Why did Apple become the biggest drag?

Rising memory and storage-chip costs forced Apple to raise Mac and iPad prices. The stock fell 6.1%, making it the single largest weight pulling the Nasdaq lower.
Microsoft, Amazon, and Meta also came under pressure; the "Magnificent Seven" as a group underperformed the broader market.
In plain terms = when chip prices rise, chipmakers profit and chip buyers pay — the Micron-Apple divergence is two sides of the same coin.
03

What do the inflation numbers tell us?

May PCE — the Fed's preferred inflation gauge — rose to 4.1% year-over-year, driven by energy costs and AI infrastructure spending.
Q1 GDP was revised up to an annualized 2.1%, but consumer spending growth was revised down to 0.5%, the weakest in nearly four years. This means → the economy is still growing in aggregate, but consumers are already tightening.
Bank of America now expects the Fed to raise rates three times this year — a hawkish minority call on Wall Street, but it reflects the broader shift in expectations since Chair Kevin Warsh's first meeting last week.
04

What does the JPMorgan leadership shake-up signal?

JPMorgan named Doug Petno and Troy Rohrbaugh co-presidents; longtime succession candidate Marianne Lake announced her retirement the same day.
In plain terms = CEO Jamie Dimon's succession map has been redrawn — the presumed heir stepped aside, two new faces stepped up.
The reshuffle came one day after the Fed released annual bank stress-test results — the timing was no coincidence.
05

Can the bank buyback wave support the broader market?

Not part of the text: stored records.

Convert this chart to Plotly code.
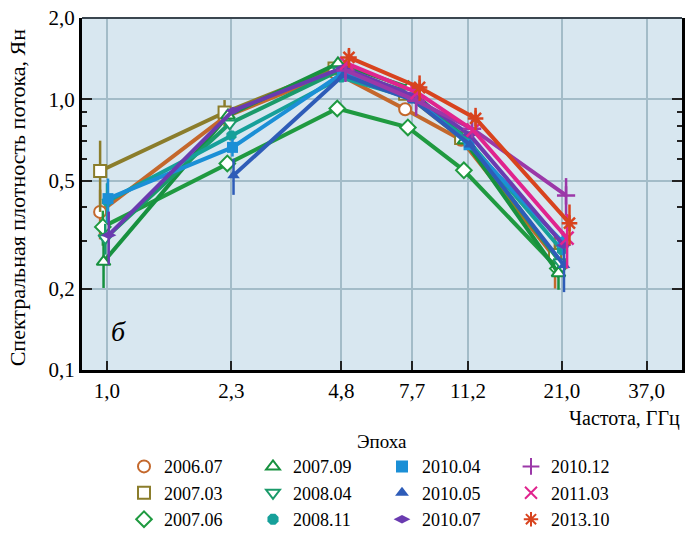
import plotly.graph_objects as go
import numpy as np

# ---------------- data ----------------
freqs = [1.0, 2.3, 4.8, 7.7, 11.2, 21.0]
x_tick_vals = [1.0, 2.3, 4.8, 7.7, 11.2, 21.0, 37.0]
x_tick_text = ["1,0", "2,3", "4,8", "7,7", "11,2", "21,0", "37,0"]
y_tick_vals = [0.1, 0.2, 0.5, 1.0, 2.0]
y_tick_text = ["0,1", "0,2", "0,5", "1,0", "2,0"]

epochs = ["2006.07", "2007.03", "2007.06", "2007.09", "2008.04", "2008.11",
          "2010.04", "2010.05", "2010.07", "2010.12", "2011.03", "2013.10"]

flux_2006_07 = [0.384, 0.86, 1.26, 0.92, 0.71, 0.26]
flux_2007_03 = [0.544, 0.895, 1.30, 1.05, 0.72, 0.266]
flux_2007_06 = [0.338, 0.58, 0.926, 0.788, 0.547, 0.237]
flux_2007_09 = [0.251, 0.873, 1.36, 1.107, 0.706, 0.228]
flux_2008_04 = [0.307, 0.815, 1.28, 1.06, 0.72, 0.25]
flux_2008_11 = [0.42, 0.736, 1.205, 1.01, 0.706, 0.277]
flux_2010_04 = [0.43, 0.665, 1.25, 1.017, 0.68, 0.296]
flux_2010_05 = [None, 0.524, 1.23, 0.99, 0.68, 0.244]
flux_2010_07 = [0.315, 0.91, 1.31, 1.03, 0.74, 0.289]
flux_2010_12 = [None, None, 1.28, 0.99, 0.78, 0.442]
flux_2011_03 = [None, None, 1.36, 1.06, 0.77, 0.307]
flux_2013_10 = [None, None, 1.43, 1.107, 0.851, 0.349]

err_2006_07 = [0.08, 0, 0, 0.05, 0, 0.06]
err_2007_03 = [0.16, 0.1, 0, 0, 0, 0.03]
err_2007_06 = [0.05, 0, 0, 0, 0, 0]
err_2007_09 = [0.05, 0, 0, 0, 0, 0.03]
err_2008_04 = [0.04, 0, 0, 0, 0, 0]
err_2008_11 = [0.07, 0, 0, 0, 0, 0]
err_2010_04 = [0.08, 0.05, 0, 0, 0, 0.03]
err_2010_05 = [0, 0.08, 0, 0, 0, 0.05]
err_2010_07 = [0.07, 0, 0, 0, 0, 0]
err_2010_12 = [0, 0, 0.12, 0.12, 0, 0.07]
err_2011_03 = [0, 0, 0, 0, 0, 0.07]
err_2013_10 = [0, 0, 0.12, 0.12, 0.08, 0.06]

fluxes = [flux_2006_07, flux_2007_03, flux_2007_06, flux_2007_09, flux_2008_04, flux_2008_11,
          flux_2010_04, flux_2010_05, flux_2010_07, flux_2010_12, flux_2011_03, flux_2013_10]
errors = [err_2006_07, err_2007_03, err_2007_06, err_2007_09, err_2008_04, err_2008_11,
          err_2010_04, err_2010_05, err_2010_07, err_2010_12, err_2011_03, err_2013_10]

# ---------------- style ----------------
colors = ["#c4682c", "#8b7d2b", "#1f9a40", "#17913f", "#1a9a6a", "#16a09a",
          "#1b8fd6", "#2e5cb8", "#6a3bb0", "#9b38a8", "#e0248e", "#d8431e"]
symbols = ["circle", "square", "diamond", "triangle-up", "triangle-down", "octagon",
           "square", "triangle-up", "diamond-wide", "cross-thin", "x-thin", "asterisk"]
open_marker = [True, True, True, True, True, False,
               False, False, False, False, False, False]
x_jitter = [-0.02, -0.02, -0.012, -0.01, -0.005, 0.0,
            0.003, 0.006, 0.005, 0.012, 0.015, 0.022]
legend_rank = [1, 5, 9, 2, 6, 10, 3, 7, 11, 4, 8, 12]

SERIF = "Liberation Serif"

fig = go.Figure()

for i, name in enumerate(epochs):
    xs = [f * 10 ** x_jitter[i] for f in freqs]
    c = colors[i]
    thin = symbols[i] in ("cross-thin", "x-thin", "asterisk")
    if open_marker[i]:
        mk = dict(symbol=symbols[i], size=12, color="white", line=dict(color=c, width=2))
    elif thin:
        mk = dict(symbol=symbols[i], size=13, color=c, line=dict(color=c, width=2.5))
    else:
        mk = dict(symbol=symbols[i], size=11, color=c, line=dict(color=c, width=0))
    fig.add_trace(go.Scatter(
        x=xs, y=fluxes[i], mode="lines+markers", name=name,
        line=dict(color=c, width=4),
        marker=mk,
        error_y=dict(type="data", array=errors[i], symmetric=True,
                     color=c, thickness=2.5, width=0),
        showlegend=False,
    ))
    # legend entry (markers only)
    fig.add_trace(go.Scatter(
        x=[None], y=[None], mode="markers", name=name,
        marker=mk, showlegend=True, legendrank=legend_rank[i],
    ))

fig.add_annotation(text="<i>б</i>", x=0.045, y=0.06, xref="paper", yref="paper",
                   showarrow=False, font=dict(family=SERIF, size=28, color="black"))
fig.add_annotation(text="Частота, ГГц", x=1.0, y=-0.139, xref="paper", yref="paper",
                   xanchor="right", yanchor="middle", showarrow=False,
                   font=dict(family=SERIF, size=20, color="black"))
fig.add_annotation(text="Спектральная плотность потока, Ян", x=-0.107, y=0.49,
                   xref="paper", yref="paper", textangle=-90, showarrow=False,
                   xanchor="center", yanchor="middle",
                   font=dict(family=SERIF, size=22, color="black"))
# top border (thin)
fig.add_shape(type="line", xref="paper", yref="paper", x0=0, x1=1, y0=1, y1=1,
              line=dict(color="#3a4650", width=2))

fig.update_xaxes(
    type="log", range=[np.log10(0.846), np.log10(46.9)],
    tickmode="array", tickvals=x_tick_vals, ticktext=x_tick_text,
    ticks="inside", ticklen=9, tickwidth=2, tickcolor="#222",
    showgrid=True, gridcolor="#a3bcc8", gridwidth=1.5,
    showline=True, linecolor="black", linewidth=3, mirror=False,
    tickfont=dict(family=SERIF, size=21, color="black"),
    zeroline=False,
)
fig.update_yaxes(
    type="log", range=[-1, np.log10(2.0)],
    tickmode="array", tickvals=y_tick_vals, ticktext=y_tick_text,
    ticks="inside", ticklen=10, tickwidth=2, tickcolor="#222",
    minor=dict(tickmode="array", tickvals=[0.3, 0.4, 0.6, 0.7, 0.8, 0.9],
               ticks="inside", ticklen=5, tickwidth=1.5, tickcolor="#222", showgrid=False),
    showgrid=True, gridcolor="#a3bcc8", gridwidth=1.5,
    showline=True, linecolor="black", linewidth=3, mirror="ticks",
    tickfont=dict(family=SERIF, size=21, color="black"),
    zeroline=False,
)

fig.update_layout(
    width=686, height=535,
    margin=dict(l=82, r=4, t=18, b=165, autoexpand=False),
    paper_bgcolor="white", plot_bgcolor="#d8e7f0",
    font=dict(family=SERIF, size=20, color="black"),
    legend=dict(
        orientation="h", x=0.5, xanchor="center", y=-0.152, yanchor="top",
        entrywidth=84, entrywidthmode="pixels",
        title=dict(text="Эпоха", side="top center", font=dict(family=SERIF, size=19)),
        font=dict(family=SERIF, size=18, color="black"),
        traceorder="normal", itemsizing="constant",
    ),
)

fig.write_html("out.html", config={"displayModeBar": False},
               post_script="document.body.style.margin='0';document.body.style.padding='0';")
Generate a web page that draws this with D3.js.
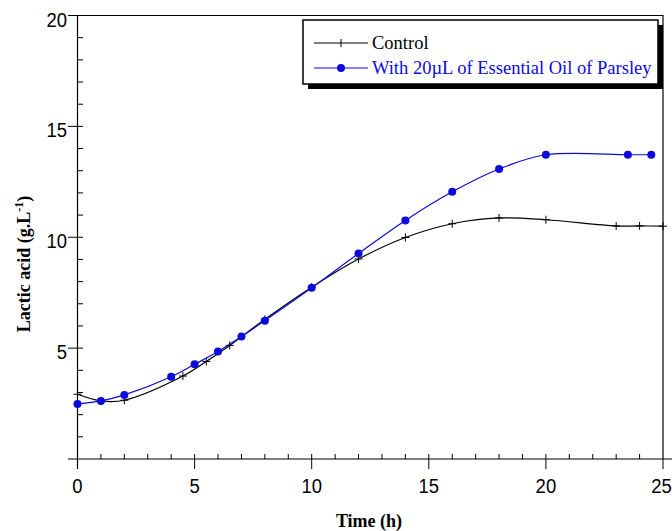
<!DOCTYPE html>
<html>
<head>
<meta charset="utf-8">
<script src="https://cdn.jsdelivr.net/npm/d3@7"></script>
<style>
  body { margin: 0; background: #fff; }
  svg { display: block; }
  .tick-lbl { font-family: "Liberation Sans", Arial, sans-serif; font-size: 21px; }
  .title { font-family: "Liberation Serif", "Times New Roman", serif; font-weight: bold; font-size: 18px; }
  .legend { font-family: "Liberation Serif", "Times New Roman", serif; font-size: 18.5px; }
</style>
</head>
<body>
<svg width="672" height="531"></svg>
<script>
// control run
var control_time = [0, 1, 2, 4.5, 5.5, 6.5, 8, 10, 12, 14, 16, 18, 20, 23, 24, 25];
var control_acid = [2.92, 2.62, 2.65, 3.74, 4.4, 5.12, 6.3, 7.75, 9.02, 9.99, 10.61, 10.87, 10.79, 10.51, 10.51, 10.5];

// with parsley oil
var parsley_time = [0, 1, 2, 4, 5, 6, 7, 8, 10, 12, 14, 16, 18, 20, 23.5, 24.5];
var parsley_acid = [2.48, 2.62, 2.89, 3.71, 4.27, 4.85, 5.52, 6.24, 7.72, 9.27, 10.76, 12.05, 13.08, 13.72, 13.72, 13.72];

var x_ticks = [0, 5, 10, 15, 20, 25];
var y_ticks = [5, 10, 15, 20];
var series_names = ["Control", "With 20\u00b5L of Essential Oil of Parsley"];

var svg = d3.select("svg");

var x = d3.scaleLinear().domain([0, 25]).range([77.5, 663]);
var y = d3.scaleLinear().domain([0, 20]).range([459, 15.5]);

var blue = "#0a0adc";

// frame: top and right
svg.append("line").attr("x1", 77).attr("x2", 663).attr("y1", 15.5).attr("y2", 15.5)
    .attr("stroke", "#000").attr("stroke-width", 1);
svg.append("line").attr("x1", 663).attr("x2", 663).attr("y1", 15).attr("y2", 459)
    .attr("stroke", "#000").attr("stroke-width", 1.2);

// axis lines
svg.append("line").attr("x1", 68).attr("x2", 672).attr("y1", 459).attr("y2", 459)
    .attr("stroke", "#000").attr("stroke-width", 1.2);
svg.append("line").attr("x1", 77.5).attr("x2", 77.5).attr("y1", 15).attr("y2", 469)
    .attr("stroke", "#000").attr("stroke-width", 1.2);

// minor ticks, pointing inward
var g = svg.append("g").attr("stroke", "#000").attr("stroke-width", 1);
g.selectAll(".xm").data(d3.range(1, 25)).enter().append("line")
    .attr("x1", d => x(d)).attr("x2", d => x(d))
    .attr("y1", 459).attr("y2", 454);
g.selectAll(".ym").data(d3.range(1, 20)).enter().append("line")
    .attr("x1", 77.5).attr("x2", 83)
    .attr("y1", d => y(d)).attr("y2", d => y(d));

// major ticks, outward
g.selectAll(".xM").data(x_ticks).enter().append("line")
    .attr("x1", d => x(d)).attr("x2", d => x(d))
    .attr("y1", 459).attr("y2", 469);
g.selectAll(".yM").data(y_ticks).enter().append("line")
    .attr("x1", 68).attr("x2", 77.5)
    .attr("y1", d => y(d)).attr("y2", d => y(d));

// tick labels (narrow face)
svg.selectAll(".xl").data(x_ticks).enter().append("text")
    .attr("class", "tick-lbl")
    .attr("transform", d => "translate(" + Math.min(x(d), 661.5) + ",493) scale(0.88,1)")
    .attr("text-anchor", "middle")
    .text(d => d);
svg.selectAll(".yl").data(y_ticks).enter().append("text")
    .attr("class", "tick-lbl")
    .attr("transform", d => "translate(67," + (y(d) + 11) + ") scale(0.88,1)")
    .attr("text-anchor", "end")
    .text(d => d);

// axis titles
svg.append("text").attr("class", "title")
    .attr("x", 369).attr("y", 527).attr("text-anchor", "middle")
    .text("Time (h)");
var yt = svg.append("text").attr("class", "title")
    .attr("transform", "translate(30,264) rotate(-90)")
    .attr("text-anchor", "middle");
yt.append("tspan").text("Lactic acid (g.L");
yt.append("tspan").attr("dy", -7).attr("font-size", 12).text("-1");
yt.append("tspan").attr("dy", 7).text(")");

// lines
var line = d3.line()
    .x(d => x(d[0])).y(d => y(d[1]))
    .curve(d3.curveCatmullRom.alpha(0.5));

var control = d3.zip(control_time, control_acid);
var parsley = d3.zip(parsley_time, parsley_acid);

svg.append("path").datum(control)
    .attr("d", line).attr("fill", "none")
    .attr("stroke", "#000").attr("stroke-width", 1.2);

svg.append("g").selectAll("path").data(control).enter().append("path")
    .attr("d", d => "M" + (x(d[0]) - 4) + "," + y(d[1]) + "h8M" + x(d[0]) + "," + (y(d[1]) - 4) + "v8")
    .attr("stroke", "#000").attr("stroke-width", 1);

svg.append("path").datum(parsley)
    .attr("d", line).attr("fill", "none")
    .attr("stroke", blue).attr("stroke-width", 1.2);

svg.append("g").selectAll("circle").data(parsley).enter().append("circle")
    .attr("cx", d => x(d[0])).attr("cy", d => y(d[1]))
    .attr("r", 4).attr("fill", blue);

// legend
var lg = svg.append("g");
lg.append("rect").attr("x", 308).attr("y", 25).attr("width", 355).attr("height", 64).attr("fill", "#000");
lg.append("rect").attr("x", 303).attr("y", 20).attr("width", 355).attr("height", 64)
    .attr("fill", "#fff").attr("stroke", "#000").attr("stroke-width", 1.5);

var rows = [{ name: series_names[0], color: "#000", y: 43 }, { name: series_names[1], color: blue, y: 68 }];
rows.forEach((r, i) => {
    lg.append("line").attr("x1", 314).attr("x2", 368).attr("y1", r.y).attr("y2", r.y)
        .attr("stroke", r.color).attr("stroke-width", 1.2);
    if (i === 0) {
        lg.append("line").attr("x1", 341).attr("x2", 341).attr("y1", r.y - 4).attr("y2", r.y + 4)
            .attr("stroke", "#000");
    } else {
        lg.append("circle").attr("cx", 341).attr("cy", r.y).attr("r", 4).attr("fill", blue);
    }
    lg.append("text").attr("class", "legend")
        .attr("x", 372).attr("y", r.y + 6)
        .attr("fill", r.color)
        .text(r.name);
});
</script>
</body>
</html>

Stress tests showed large banks' capital would fall just 1.6% under a severe downturn scenario — the smallest decline in seven years. This means → regulators gave the green light, and banks have the confidence to buy back aggressively.
JPMorgan immediately announced a $50 billion buyback; Morgan Stanley announced $20 billion. The KBW Bank Index rose roughly 1% on the day.
The storage-sector-up, mega-cap-tech-down divergence has persisted for several sessions — whether the bank buyback wave can form a new source of capital support is the key variable for the market's next move.
06

What else happened across markets?

WTI crude settled up 2.2% at $71.92 a barrel after reports that Iran attacked a cargo ship transiting the Strait of Hormuz.
Gold rose 1.01% to $4,030.50 per troy ounce; the 10-year Treasury yield slipped to 4.391%, and the dollar weakened modestly.
Bayer surged over 17% after the US Supreme Court ruled the company bears no state-law duty to warn in cancer claims tied to its Roundup herbicide — a decision that could pave the way for dismissal of thousands of related lawsuits.